# Desert Lions - Canadian Forces doc on a OMLT TF 1-10



## MikeL (14 Jul 2011)

http://www.army.forces.gc.ca/land-terre/news-nouvelles/dl-ld/index-eng.asp



> Desert Lions: Canadian Forces Mentors in Kandahar
> 
> Desert Lions delivers a gritty, candid view of Canadian army mentors working to professionalize the Afghan National Army during the summer of 2010. The Desert Lions are a nine-man team deployed at Combat Outpost Lion in Nakhonay. Eight Canadians have been killed there in the past year. The heat is brutal, the living conditions are primitive and frustrations are numerous. Canadians and Afghans struggle to communicate with one another, but traces of humour abound. Tensions increase dramatically however following a deadly ambush on 22 August.

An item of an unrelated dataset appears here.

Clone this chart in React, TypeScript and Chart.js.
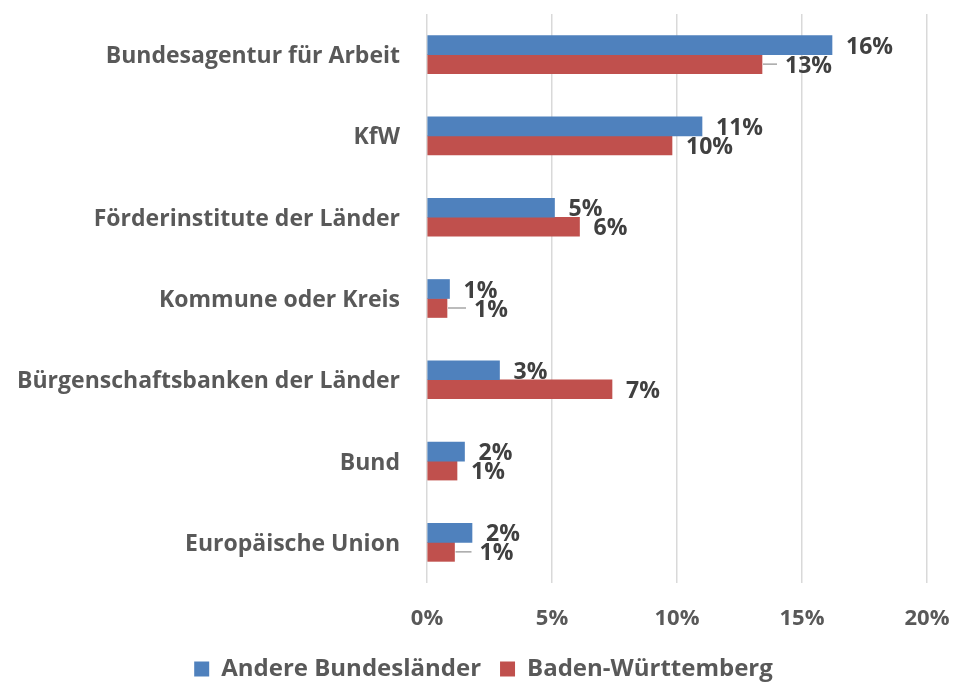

The documentary depicts the immediate aftermath of this attack and its emotional aftershocks in the following weeks.


----------



## Snaketnk (14 Jul 2011)

Definitely going to give this a watch... I knew everyone that was there.


----------



## Infanteer (14 Jul 2011)

Quite boring - just like 90% of a tour!

That's a good thing; the movie does a pretty good job of showing what an Afghan tour is like.


----------



## The Bread Guy (14 Jul 2011)

Good flick - shame it's only coming out now.  Well done!


----------